* _Data block_
****************
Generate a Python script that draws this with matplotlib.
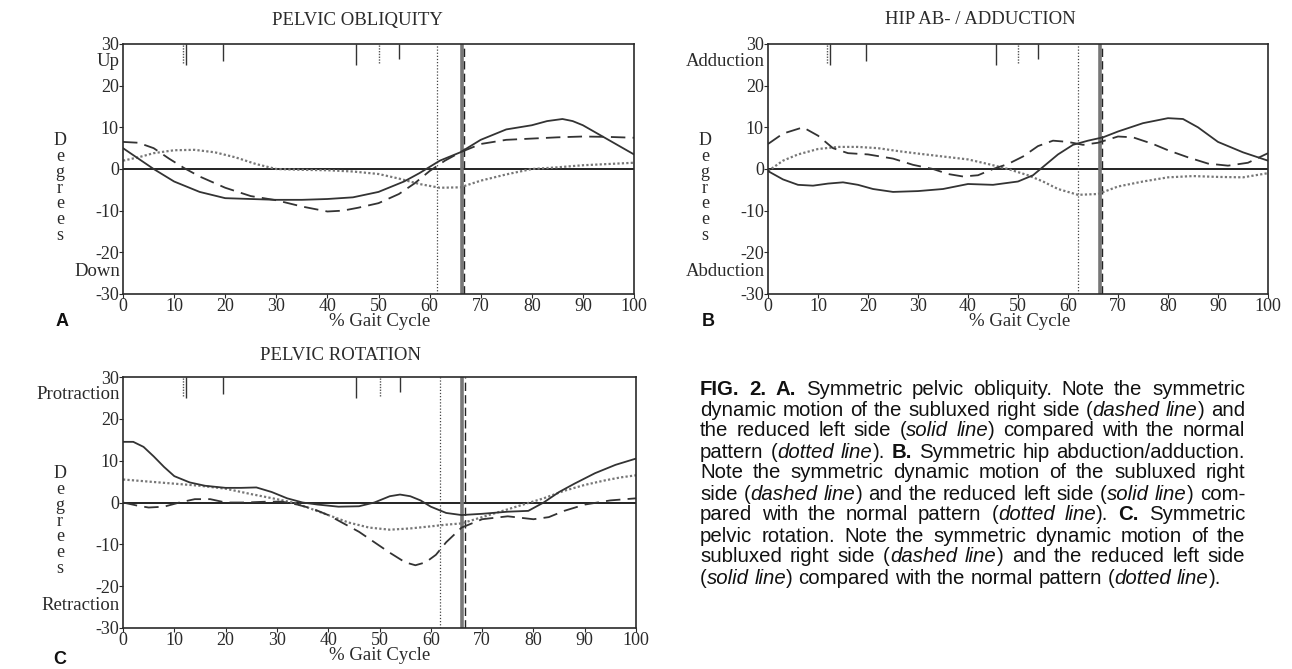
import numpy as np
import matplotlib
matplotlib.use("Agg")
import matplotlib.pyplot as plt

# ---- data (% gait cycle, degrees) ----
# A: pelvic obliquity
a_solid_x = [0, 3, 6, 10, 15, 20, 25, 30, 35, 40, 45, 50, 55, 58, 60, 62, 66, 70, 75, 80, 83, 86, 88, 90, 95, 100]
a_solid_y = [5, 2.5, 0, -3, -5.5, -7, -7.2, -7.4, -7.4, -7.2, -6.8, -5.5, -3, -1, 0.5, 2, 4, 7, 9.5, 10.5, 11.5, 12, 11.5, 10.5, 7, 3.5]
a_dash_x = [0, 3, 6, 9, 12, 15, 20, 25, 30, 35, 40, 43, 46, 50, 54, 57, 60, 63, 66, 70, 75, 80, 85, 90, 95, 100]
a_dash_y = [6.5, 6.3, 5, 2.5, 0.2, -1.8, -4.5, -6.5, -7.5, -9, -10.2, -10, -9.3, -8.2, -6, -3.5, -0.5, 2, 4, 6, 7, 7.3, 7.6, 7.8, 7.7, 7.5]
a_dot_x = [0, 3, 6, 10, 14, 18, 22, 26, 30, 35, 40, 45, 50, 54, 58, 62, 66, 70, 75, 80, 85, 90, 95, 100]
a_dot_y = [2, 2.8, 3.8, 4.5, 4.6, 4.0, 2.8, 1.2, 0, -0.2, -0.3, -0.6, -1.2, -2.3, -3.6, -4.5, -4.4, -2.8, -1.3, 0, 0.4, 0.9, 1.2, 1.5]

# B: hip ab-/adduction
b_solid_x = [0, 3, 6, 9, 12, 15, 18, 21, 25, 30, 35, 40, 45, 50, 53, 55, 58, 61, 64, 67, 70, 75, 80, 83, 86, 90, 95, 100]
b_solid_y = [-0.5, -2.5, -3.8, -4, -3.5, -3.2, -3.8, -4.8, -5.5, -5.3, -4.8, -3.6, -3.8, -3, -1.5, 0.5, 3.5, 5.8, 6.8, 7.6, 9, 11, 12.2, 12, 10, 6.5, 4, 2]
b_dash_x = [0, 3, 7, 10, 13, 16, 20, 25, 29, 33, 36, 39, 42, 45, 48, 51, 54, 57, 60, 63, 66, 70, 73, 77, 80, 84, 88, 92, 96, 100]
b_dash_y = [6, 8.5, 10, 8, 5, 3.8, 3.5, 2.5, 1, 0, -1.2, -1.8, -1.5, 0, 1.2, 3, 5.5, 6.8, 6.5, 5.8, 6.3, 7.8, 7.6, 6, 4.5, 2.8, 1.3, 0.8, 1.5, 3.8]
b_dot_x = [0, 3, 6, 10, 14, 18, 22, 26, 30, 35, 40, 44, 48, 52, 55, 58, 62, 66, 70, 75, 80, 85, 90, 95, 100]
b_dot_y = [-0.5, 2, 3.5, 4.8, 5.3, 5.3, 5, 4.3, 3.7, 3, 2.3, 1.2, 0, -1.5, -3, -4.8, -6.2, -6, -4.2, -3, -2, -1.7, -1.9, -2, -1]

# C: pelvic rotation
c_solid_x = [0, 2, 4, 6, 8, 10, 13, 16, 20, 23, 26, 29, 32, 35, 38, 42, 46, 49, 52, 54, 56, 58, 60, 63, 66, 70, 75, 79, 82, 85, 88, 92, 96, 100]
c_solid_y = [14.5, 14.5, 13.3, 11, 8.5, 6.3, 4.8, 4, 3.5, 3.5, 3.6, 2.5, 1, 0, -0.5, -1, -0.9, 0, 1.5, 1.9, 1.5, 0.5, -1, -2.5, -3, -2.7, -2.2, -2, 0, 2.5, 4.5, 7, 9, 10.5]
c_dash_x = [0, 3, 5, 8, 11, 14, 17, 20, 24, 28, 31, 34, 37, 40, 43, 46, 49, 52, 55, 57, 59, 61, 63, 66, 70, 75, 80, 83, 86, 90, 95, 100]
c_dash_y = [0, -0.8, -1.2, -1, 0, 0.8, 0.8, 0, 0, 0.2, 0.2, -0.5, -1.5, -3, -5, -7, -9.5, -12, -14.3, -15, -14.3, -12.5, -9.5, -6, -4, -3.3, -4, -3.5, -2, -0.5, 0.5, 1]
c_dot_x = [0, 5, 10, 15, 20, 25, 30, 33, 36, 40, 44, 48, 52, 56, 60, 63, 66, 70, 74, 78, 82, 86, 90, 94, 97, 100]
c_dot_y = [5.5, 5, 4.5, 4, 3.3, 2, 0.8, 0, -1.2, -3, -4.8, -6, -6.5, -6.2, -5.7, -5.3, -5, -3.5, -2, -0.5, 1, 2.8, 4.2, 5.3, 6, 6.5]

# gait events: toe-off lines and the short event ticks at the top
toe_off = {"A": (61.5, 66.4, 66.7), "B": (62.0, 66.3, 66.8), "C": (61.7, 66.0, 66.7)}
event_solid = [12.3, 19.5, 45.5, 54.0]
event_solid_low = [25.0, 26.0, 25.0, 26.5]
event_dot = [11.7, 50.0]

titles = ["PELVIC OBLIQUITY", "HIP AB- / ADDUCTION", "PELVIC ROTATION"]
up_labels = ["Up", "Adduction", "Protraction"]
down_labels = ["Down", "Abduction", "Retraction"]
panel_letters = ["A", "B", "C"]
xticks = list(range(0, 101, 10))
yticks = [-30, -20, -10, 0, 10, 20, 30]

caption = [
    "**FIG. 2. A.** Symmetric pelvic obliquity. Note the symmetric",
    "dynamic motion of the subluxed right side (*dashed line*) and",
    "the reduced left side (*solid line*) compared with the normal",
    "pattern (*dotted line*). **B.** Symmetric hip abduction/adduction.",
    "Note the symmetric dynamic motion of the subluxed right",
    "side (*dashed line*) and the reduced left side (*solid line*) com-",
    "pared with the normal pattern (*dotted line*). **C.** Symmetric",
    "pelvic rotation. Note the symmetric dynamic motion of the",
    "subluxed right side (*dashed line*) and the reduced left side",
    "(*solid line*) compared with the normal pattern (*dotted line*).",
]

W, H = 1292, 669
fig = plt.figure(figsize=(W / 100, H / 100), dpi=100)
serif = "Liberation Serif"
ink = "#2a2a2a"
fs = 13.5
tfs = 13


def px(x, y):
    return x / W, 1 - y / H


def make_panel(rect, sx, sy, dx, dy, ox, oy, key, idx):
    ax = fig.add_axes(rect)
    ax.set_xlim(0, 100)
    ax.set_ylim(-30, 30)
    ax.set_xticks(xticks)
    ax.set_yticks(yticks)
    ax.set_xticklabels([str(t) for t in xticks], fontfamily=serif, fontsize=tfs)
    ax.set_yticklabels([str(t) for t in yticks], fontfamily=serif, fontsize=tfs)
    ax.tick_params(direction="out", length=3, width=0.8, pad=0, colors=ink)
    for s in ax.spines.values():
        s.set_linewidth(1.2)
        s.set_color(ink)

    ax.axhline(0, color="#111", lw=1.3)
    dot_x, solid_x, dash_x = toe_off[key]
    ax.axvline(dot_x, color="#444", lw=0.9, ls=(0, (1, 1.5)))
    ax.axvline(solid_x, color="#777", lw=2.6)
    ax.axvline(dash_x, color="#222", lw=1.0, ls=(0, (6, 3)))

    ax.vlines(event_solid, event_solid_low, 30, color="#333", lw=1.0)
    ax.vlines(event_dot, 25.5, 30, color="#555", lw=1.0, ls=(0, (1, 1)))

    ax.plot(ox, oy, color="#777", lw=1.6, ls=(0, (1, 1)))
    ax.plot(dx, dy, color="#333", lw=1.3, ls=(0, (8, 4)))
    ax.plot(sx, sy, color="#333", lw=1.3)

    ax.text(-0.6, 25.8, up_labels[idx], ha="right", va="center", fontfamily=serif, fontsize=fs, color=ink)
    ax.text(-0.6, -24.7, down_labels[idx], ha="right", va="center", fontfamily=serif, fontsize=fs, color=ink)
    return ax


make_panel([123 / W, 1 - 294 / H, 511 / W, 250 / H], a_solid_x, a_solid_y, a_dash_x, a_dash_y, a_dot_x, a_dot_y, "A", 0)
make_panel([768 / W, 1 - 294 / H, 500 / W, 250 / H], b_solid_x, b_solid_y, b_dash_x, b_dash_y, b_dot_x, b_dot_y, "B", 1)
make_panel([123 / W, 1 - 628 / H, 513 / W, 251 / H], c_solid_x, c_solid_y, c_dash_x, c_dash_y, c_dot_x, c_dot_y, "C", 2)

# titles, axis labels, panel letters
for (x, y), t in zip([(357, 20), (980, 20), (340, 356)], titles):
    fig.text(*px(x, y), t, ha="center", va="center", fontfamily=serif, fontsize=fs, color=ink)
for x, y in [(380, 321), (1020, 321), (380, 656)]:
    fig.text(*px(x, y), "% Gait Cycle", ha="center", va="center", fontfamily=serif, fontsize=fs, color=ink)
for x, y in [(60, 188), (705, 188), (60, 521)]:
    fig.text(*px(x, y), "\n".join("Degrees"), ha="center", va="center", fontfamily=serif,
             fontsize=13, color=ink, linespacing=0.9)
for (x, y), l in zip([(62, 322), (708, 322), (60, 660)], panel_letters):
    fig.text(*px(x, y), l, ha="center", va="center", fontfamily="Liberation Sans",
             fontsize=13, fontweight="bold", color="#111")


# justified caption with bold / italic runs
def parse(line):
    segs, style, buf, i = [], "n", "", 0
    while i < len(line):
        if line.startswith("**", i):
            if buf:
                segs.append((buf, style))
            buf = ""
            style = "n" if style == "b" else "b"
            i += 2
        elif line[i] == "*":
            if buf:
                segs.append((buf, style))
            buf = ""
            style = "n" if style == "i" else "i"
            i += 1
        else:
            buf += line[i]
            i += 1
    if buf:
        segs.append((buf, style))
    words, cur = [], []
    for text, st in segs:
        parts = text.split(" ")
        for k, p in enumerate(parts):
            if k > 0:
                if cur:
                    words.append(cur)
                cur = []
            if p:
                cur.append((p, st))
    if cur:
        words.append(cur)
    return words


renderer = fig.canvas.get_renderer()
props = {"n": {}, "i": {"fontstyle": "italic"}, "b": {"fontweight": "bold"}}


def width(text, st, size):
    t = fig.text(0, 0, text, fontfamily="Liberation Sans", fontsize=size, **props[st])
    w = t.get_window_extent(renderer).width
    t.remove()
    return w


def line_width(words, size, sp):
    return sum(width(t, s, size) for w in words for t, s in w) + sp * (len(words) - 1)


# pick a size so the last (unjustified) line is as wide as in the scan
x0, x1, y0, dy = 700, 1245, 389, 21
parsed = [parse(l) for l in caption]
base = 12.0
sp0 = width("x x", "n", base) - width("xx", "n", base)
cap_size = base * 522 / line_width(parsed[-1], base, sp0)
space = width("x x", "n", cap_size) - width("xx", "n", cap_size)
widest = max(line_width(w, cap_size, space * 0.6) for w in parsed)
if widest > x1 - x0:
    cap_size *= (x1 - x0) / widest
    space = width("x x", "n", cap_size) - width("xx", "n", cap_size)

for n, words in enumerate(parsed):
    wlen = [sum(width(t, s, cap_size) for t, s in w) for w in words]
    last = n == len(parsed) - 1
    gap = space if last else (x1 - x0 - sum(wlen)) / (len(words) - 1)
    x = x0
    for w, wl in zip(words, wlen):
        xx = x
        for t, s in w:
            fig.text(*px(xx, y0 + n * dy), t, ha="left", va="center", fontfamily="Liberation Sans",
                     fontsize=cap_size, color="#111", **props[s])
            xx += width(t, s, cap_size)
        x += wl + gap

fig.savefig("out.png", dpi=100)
****************
* _What is required_
Extract the lines exactly, please: the first line of the listing, the line with "import matplotlib.pyplot as plt", and every line between them, but no pictures.

* _Written answer_
Generate a Python script that draws this with matplotlib.
import numpy as np
import matplotlib
matplotlib.use("Agg")
import matplotlib.pyplot as plt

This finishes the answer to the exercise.